[Challenge]:
Check each line of the material. Copy those containing "that".
>> Begin
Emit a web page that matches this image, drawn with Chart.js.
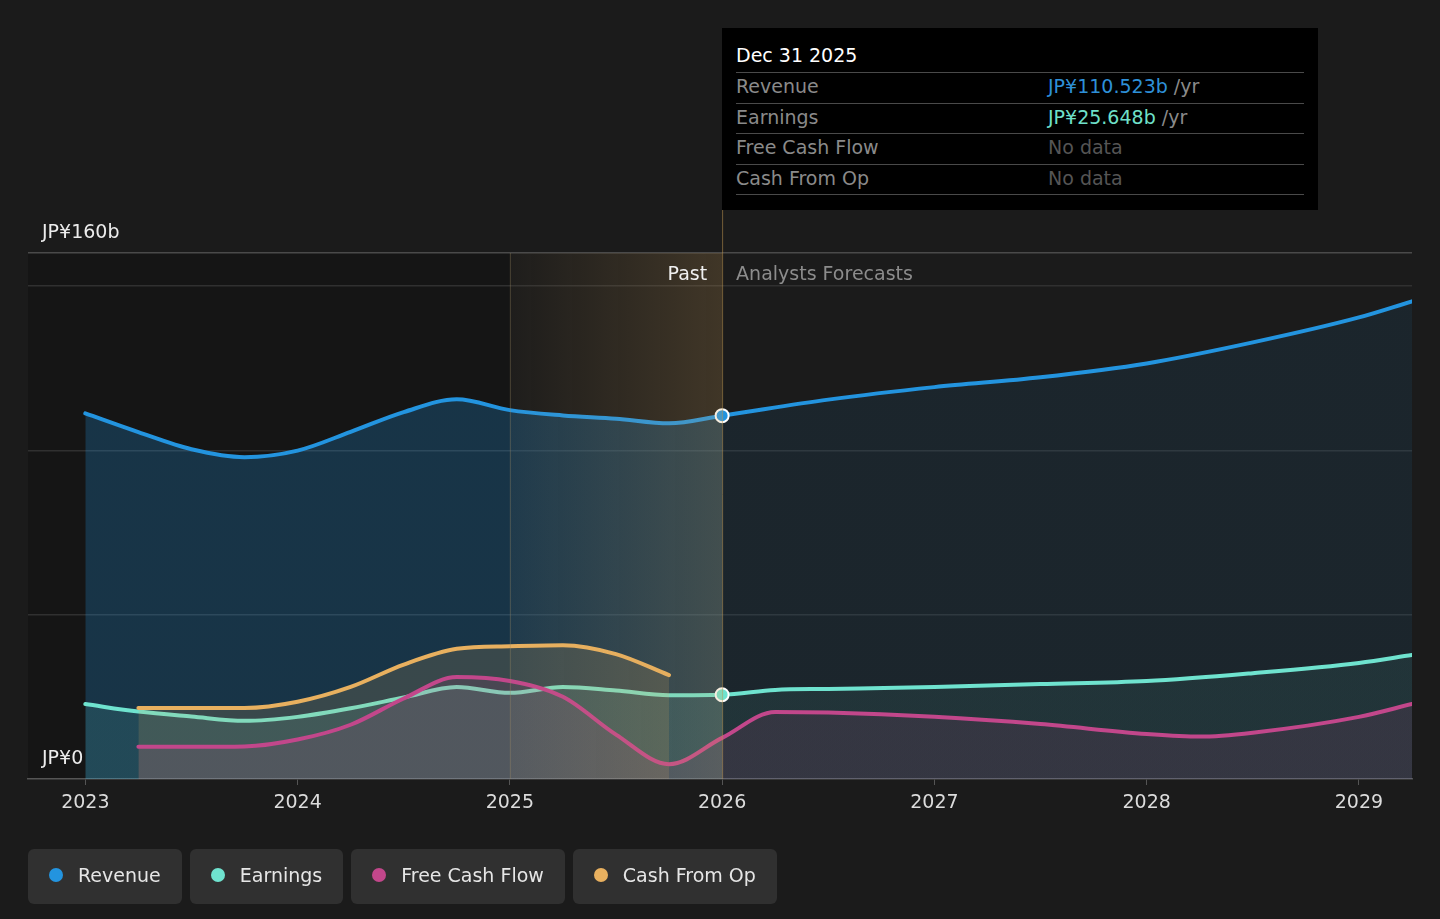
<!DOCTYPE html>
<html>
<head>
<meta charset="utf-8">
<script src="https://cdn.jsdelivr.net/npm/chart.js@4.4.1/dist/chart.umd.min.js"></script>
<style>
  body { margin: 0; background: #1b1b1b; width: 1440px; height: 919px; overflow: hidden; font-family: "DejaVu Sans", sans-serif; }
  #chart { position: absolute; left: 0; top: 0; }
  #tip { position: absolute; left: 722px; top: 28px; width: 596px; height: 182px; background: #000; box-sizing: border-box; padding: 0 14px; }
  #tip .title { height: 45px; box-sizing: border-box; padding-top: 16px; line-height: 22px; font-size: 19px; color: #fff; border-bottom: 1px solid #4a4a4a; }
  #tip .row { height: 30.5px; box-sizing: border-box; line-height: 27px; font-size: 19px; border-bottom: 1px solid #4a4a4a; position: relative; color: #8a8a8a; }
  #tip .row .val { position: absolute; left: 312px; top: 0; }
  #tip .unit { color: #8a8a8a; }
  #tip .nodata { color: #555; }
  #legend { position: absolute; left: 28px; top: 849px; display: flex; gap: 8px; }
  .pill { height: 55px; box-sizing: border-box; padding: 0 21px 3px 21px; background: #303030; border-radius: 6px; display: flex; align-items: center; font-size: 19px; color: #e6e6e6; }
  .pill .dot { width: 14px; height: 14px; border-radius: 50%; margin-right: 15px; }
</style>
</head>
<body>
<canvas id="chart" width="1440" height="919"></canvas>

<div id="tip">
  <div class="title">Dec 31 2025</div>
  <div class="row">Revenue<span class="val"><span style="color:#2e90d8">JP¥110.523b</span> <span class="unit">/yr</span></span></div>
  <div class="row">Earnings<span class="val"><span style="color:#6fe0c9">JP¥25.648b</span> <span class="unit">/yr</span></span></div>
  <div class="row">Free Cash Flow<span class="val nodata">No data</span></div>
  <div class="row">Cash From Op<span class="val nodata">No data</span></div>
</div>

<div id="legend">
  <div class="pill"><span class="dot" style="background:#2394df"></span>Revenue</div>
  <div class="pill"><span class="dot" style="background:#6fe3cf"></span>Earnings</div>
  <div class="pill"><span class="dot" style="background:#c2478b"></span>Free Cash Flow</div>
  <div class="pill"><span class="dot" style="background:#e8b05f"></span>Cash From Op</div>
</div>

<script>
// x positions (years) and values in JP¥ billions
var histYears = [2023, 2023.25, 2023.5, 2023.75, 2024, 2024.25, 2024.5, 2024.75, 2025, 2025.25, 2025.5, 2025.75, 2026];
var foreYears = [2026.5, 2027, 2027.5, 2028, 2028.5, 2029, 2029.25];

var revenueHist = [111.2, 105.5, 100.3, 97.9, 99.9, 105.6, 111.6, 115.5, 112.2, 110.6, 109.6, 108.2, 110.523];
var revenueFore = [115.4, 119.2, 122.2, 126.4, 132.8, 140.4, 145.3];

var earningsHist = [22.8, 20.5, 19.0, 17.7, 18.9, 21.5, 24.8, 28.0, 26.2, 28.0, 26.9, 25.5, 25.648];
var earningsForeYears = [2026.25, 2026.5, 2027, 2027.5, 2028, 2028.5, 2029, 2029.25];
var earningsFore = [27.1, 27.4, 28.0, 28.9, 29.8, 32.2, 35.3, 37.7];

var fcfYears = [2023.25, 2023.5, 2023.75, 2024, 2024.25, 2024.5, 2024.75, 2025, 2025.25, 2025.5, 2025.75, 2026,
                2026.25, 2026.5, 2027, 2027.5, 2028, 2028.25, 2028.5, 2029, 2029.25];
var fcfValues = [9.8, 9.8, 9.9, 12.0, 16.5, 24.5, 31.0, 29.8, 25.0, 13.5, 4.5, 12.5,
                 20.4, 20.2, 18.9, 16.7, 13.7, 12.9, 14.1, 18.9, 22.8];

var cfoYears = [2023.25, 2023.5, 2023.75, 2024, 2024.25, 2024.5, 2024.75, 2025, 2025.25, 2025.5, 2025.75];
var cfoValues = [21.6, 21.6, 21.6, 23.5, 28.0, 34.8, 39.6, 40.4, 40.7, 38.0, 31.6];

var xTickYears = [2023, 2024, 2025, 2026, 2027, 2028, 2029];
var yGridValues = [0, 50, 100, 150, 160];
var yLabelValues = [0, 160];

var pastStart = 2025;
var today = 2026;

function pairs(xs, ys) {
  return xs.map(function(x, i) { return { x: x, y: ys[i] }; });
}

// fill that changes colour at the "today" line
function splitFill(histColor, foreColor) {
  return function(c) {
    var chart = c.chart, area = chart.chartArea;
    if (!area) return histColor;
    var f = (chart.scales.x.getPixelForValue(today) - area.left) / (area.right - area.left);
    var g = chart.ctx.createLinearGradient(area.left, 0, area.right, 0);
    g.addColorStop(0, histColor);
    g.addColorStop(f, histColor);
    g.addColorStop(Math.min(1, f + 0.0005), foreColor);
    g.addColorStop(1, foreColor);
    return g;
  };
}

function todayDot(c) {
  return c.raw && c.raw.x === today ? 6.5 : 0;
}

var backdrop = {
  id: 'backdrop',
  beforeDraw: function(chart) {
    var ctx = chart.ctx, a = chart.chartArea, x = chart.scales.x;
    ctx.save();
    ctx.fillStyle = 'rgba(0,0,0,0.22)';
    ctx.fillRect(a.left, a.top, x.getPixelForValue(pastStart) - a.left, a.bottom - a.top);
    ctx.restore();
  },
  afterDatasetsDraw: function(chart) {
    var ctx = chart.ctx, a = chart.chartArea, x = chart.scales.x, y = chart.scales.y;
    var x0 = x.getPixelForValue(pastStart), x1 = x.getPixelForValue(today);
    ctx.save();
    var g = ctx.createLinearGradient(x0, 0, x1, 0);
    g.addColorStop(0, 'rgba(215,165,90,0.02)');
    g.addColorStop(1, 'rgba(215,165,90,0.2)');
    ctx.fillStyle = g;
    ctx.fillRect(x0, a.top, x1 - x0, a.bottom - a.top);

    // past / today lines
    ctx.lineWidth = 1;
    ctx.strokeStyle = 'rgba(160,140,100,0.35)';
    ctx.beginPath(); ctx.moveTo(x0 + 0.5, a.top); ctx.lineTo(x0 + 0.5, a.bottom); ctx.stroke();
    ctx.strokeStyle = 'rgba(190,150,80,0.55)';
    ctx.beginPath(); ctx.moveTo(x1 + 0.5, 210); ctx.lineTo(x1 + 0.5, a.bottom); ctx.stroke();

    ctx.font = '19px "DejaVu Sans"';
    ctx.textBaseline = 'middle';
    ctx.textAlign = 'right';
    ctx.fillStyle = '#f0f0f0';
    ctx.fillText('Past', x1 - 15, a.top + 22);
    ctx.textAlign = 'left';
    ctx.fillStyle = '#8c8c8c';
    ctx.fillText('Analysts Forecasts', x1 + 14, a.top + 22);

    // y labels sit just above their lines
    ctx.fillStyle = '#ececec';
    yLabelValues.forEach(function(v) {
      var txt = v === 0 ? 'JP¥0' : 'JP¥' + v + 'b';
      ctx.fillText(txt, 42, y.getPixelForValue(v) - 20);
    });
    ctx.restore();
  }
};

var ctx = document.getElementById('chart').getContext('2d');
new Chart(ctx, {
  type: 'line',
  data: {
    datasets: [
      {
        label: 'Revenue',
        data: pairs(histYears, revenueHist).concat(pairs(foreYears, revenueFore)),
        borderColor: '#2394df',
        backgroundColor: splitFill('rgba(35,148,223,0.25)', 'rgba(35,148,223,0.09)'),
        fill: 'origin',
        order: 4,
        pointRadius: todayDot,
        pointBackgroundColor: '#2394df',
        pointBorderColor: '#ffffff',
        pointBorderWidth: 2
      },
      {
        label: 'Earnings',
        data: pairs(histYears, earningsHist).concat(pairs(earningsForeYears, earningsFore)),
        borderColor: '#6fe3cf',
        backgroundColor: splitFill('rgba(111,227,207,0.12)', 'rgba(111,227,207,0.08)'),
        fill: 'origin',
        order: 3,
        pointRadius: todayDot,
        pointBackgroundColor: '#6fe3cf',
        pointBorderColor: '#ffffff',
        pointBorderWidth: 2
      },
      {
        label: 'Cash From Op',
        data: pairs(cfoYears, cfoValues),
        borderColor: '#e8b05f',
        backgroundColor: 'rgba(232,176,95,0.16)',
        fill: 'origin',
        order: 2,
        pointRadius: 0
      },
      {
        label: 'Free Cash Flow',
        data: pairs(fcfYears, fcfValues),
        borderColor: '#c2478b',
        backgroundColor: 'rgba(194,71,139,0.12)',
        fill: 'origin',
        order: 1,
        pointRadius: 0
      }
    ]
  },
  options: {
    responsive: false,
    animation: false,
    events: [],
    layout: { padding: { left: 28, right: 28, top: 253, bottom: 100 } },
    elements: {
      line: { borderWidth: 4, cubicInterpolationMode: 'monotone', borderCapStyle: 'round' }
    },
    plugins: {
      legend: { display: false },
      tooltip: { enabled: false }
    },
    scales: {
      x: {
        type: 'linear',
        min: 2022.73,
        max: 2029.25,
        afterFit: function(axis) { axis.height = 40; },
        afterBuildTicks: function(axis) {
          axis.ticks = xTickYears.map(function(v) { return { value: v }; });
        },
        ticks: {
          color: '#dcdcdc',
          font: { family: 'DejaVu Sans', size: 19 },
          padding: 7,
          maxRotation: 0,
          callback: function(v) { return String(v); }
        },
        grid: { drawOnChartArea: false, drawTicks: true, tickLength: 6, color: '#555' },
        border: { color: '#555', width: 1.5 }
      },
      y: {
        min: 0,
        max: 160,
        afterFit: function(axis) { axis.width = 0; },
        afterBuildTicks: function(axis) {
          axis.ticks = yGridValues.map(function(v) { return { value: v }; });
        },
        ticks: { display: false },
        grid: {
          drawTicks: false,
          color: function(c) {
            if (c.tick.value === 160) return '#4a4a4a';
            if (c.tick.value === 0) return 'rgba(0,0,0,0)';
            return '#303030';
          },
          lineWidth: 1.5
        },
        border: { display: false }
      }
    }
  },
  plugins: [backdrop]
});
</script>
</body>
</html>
>> End
[Answer to the problem]:
Emit a web page that matches this image, drawn with Chart.js.
// fill that changes colour at the "today" line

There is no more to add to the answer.